The 1st, 2nd and 3rd defendants are hereby given 7 days within which to file their respective or joint statement of defence”.

In the case of Dawodu v. Ologundudu (1986) 4 NWLR (Pt. 33) 104 it was held inter alia that:-
1. A trial Judge cannot suo motu make an order for substituted service.
2. Where a Judge makes an order of substituted service suo motu, without any application or any affidavit before him such an order is null and void being one made without jurisdiction.
3. An application for substituted service shall
(a) be made by motion and
(b) be supported by an affidavit.
The affidavit must show:-
(i) The efforts which have been made to serve the party entitled to the service personally and satisfy the court that prompt personal service cannot be effected.
(ii) It must also state the mode of substituted or other service proposed.

A counsel who has not been briefed by a party cannot validly accept service of court process on behalf of that party.

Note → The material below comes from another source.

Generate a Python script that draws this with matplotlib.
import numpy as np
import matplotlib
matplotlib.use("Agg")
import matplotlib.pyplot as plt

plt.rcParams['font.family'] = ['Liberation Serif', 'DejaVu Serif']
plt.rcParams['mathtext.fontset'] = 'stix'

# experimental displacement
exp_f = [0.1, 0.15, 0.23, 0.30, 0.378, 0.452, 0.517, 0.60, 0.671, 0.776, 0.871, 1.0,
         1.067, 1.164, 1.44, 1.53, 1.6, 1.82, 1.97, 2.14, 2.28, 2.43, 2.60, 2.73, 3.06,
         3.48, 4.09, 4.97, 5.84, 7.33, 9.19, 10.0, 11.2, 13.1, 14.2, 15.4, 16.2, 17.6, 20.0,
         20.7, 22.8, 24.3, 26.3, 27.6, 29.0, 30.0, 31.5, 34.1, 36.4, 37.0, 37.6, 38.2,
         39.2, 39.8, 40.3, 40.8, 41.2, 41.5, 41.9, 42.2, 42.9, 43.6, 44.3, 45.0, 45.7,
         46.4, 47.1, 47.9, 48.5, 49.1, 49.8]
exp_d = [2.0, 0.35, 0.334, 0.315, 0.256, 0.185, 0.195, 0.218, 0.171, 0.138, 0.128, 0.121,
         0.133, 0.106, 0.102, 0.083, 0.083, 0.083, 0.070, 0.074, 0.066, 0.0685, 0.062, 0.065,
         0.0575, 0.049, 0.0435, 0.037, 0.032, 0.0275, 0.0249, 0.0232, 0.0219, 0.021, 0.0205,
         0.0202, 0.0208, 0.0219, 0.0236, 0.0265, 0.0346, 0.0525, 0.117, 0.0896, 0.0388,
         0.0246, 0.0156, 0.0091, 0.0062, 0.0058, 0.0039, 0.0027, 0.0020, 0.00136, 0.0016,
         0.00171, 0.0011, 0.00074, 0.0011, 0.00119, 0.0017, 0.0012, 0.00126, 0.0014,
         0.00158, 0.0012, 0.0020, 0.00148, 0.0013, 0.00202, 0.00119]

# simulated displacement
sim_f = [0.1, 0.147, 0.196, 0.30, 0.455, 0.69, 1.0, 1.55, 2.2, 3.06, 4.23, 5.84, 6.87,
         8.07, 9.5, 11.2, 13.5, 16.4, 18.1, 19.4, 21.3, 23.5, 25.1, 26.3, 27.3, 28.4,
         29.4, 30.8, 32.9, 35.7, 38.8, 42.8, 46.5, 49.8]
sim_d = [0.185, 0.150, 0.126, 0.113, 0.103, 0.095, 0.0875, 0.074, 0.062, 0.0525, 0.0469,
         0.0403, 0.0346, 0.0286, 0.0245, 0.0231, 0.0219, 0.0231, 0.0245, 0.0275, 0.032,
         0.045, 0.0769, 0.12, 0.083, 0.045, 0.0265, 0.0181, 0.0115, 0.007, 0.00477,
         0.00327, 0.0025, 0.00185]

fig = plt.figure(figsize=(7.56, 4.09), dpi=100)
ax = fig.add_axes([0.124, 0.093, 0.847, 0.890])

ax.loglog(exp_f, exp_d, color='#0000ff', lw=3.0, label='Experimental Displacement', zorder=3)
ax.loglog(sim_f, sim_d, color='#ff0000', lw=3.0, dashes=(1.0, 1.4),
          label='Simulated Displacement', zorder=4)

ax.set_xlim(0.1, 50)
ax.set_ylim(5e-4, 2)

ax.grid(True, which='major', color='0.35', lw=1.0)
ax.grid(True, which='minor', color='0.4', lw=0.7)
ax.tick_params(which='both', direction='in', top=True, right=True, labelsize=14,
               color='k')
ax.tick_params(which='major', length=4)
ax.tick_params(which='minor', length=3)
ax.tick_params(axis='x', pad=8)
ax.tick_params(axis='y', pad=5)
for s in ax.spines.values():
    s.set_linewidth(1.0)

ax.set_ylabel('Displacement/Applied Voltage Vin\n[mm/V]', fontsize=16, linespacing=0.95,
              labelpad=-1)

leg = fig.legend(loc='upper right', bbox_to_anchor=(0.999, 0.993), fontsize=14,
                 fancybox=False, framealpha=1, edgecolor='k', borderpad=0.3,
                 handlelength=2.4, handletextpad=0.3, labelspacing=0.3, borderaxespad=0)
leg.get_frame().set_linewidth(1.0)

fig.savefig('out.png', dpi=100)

See I.T.T. vs. Okpon (supra).

Thus it is manifest that the order of the court below made on the 11th of November, 1986 on the service of the writ of summons and the amended statement of claim on the 2nd and 3rd defendants is an affront on the decisions in the cases of Dawodu vs. Ologundudu and I.T.T. vs. Okpon (supra). Having said that, I now make bold to say that it is settled law that where service of process is required and there is no evidence to show that such service was effected on the appropriate party, any judgment emanating from such proceedings is a nullity. See Obimunure vs. Erinosho (1966) 1 All N.L.R. 250; Umenweluaku vs. Ezeana (1972) 5 S.C. 343.
In the instant case, from the record of proceedings aforementioned, the second defendant who has been substituted by the only present appellant was never served with the amended writ of summons and the amended statement of claim.

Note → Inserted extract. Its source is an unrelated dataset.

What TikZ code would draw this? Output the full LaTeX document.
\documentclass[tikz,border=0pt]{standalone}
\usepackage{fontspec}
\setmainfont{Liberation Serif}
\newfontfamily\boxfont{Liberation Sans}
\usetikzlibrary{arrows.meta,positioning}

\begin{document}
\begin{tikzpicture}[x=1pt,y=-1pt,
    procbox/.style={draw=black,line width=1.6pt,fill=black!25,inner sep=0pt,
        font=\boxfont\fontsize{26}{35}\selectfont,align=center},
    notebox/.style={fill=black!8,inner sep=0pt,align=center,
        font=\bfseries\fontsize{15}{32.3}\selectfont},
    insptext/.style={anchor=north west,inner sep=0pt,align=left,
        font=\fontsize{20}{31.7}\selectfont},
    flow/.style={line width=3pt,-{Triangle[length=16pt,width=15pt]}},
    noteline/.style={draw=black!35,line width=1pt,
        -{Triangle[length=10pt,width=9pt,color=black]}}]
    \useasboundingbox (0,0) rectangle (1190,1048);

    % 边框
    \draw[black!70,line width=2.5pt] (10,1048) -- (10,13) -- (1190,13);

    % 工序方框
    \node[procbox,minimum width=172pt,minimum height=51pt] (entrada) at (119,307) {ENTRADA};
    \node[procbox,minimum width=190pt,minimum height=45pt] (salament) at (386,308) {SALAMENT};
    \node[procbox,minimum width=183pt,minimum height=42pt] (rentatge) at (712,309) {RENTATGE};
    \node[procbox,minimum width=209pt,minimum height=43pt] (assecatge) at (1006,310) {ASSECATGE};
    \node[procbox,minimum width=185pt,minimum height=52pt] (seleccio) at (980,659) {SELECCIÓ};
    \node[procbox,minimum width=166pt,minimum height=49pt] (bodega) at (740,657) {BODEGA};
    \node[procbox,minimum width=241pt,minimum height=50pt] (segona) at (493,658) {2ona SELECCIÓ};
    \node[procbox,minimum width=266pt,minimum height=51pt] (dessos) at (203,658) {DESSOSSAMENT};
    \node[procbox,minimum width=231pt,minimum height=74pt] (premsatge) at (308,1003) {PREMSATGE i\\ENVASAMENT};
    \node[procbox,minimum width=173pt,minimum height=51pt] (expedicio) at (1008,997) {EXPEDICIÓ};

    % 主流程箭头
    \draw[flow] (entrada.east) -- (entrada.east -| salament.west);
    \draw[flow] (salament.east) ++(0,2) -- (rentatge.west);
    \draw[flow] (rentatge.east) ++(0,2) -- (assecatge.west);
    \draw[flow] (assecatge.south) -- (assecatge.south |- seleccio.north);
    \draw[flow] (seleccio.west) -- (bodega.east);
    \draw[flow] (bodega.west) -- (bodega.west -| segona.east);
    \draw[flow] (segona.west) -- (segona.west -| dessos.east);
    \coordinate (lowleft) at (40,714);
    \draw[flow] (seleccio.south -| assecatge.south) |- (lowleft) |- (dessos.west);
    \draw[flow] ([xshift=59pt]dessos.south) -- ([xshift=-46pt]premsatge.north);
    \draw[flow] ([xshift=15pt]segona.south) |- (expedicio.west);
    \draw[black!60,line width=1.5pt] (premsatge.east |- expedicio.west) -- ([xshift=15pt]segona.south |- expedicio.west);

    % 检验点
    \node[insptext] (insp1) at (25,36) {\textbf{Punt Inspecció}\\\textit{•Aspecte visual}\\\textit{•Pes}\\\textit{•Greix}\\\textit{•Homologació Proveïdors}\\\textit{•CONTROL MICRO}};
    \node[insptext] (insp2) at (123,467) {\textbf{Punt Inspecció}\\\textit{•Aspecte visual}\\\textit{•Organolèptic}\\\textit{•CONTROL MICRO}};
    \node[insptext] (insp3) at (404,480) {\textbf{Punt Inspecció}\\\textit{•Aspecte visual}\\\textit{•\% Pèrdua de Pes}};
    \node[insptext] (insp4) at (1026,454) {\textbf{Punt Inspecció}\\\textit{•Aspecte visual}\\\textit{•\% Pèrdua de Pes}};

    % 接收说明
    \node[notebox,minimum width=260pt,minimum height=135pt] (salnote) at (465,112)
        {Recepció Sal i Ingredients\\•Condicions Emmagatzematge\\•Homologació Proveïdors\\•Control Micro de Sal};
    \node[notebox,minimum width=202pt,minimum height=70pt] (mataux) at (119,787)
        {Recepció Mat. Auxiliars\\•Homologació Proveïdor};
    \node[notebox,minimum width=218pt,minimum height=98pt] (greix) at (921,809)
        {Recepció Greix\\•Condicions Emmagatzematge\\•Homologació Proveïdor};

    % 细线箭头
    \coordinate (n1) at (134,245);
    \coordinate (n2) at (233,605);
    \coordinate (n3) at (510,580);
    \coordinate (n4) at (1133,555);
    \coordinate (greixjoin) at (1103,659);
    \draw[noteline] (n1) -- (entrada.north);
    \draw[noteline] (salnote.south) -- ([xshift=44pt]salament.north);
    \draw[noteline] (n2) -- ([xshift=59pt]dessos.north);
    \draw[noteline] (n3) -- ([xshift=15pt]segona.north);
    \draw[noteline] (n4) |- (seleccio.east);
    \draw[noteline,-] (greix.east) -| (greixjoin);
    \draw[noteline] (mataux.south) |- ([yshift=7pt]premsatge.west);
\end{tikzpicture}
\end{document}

Their participation, if at all, does not of itself waive the necessity for the service. See Ojomo vs. Ijeh (1987) 4 NWLR (Pt. 64) 216 at 233; Enabirhire vs. Atambo (1967) NWLR 253; Atanda vs. Ajani (1989) 3 NWLR (Pt 111) 511 at 543-6. Thus the failure to effect service where such is required as in the instant case goes to the root of the proper procedure in our system of litigation; the entire proceedings against the unserved party would therefore amount to a nullity. See I.T.T. v. Okpon (supra).

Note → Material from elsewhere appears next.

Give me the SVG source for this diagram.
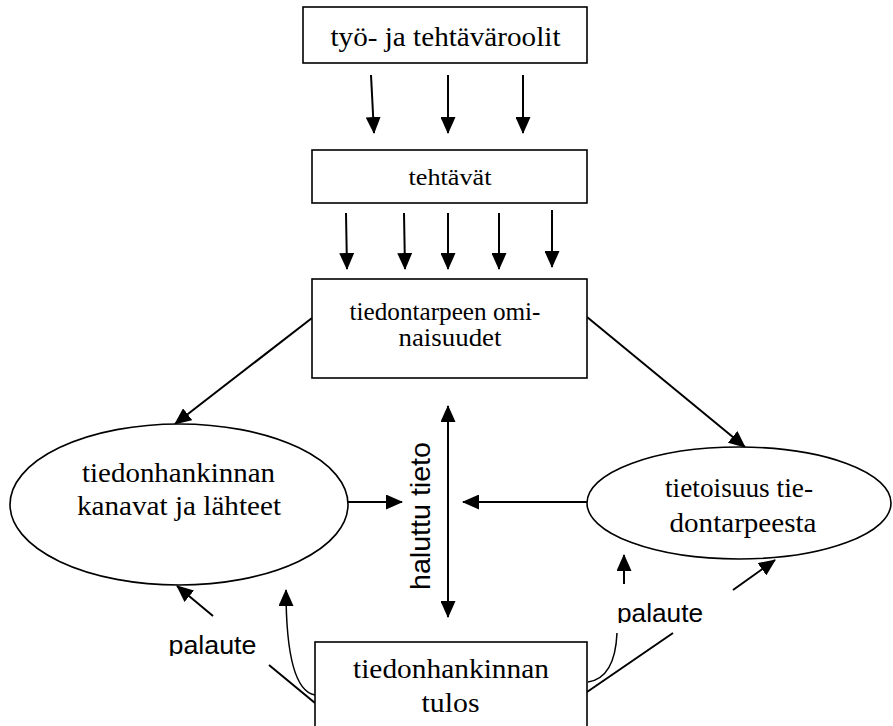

In the result, I hold that the trial court had no jurisdiction to entertain and determine this suit as it did and the whole proceedings thereby amount to a nullity for reasons which I have given above. This finding of mine is sufficient to sustain this appeal and it is therefore not necessary for me to consider other issues for determination raised in the briefs of the Appellant and the Respondent. I would however like to add that if a court of trial lacks the jurisdiction to hear and determine a case, it goes to the root and foundation of the matter as you cannot put something on nothing. The lack of jurisdiction in the instant case is like building a house without a foundation or with a foundation of quick-sand, the whole edifice no doubt will crumble like a pack of cards. Consequently, this appeal succeeds and it is allowed, I set aside the decision and orders of Momoh, J., in her judgment dated 20th July, 1987 in this suit for want of jurisdiction. The appellant is entitled to his costs which I assess at N750.00 against the respondent.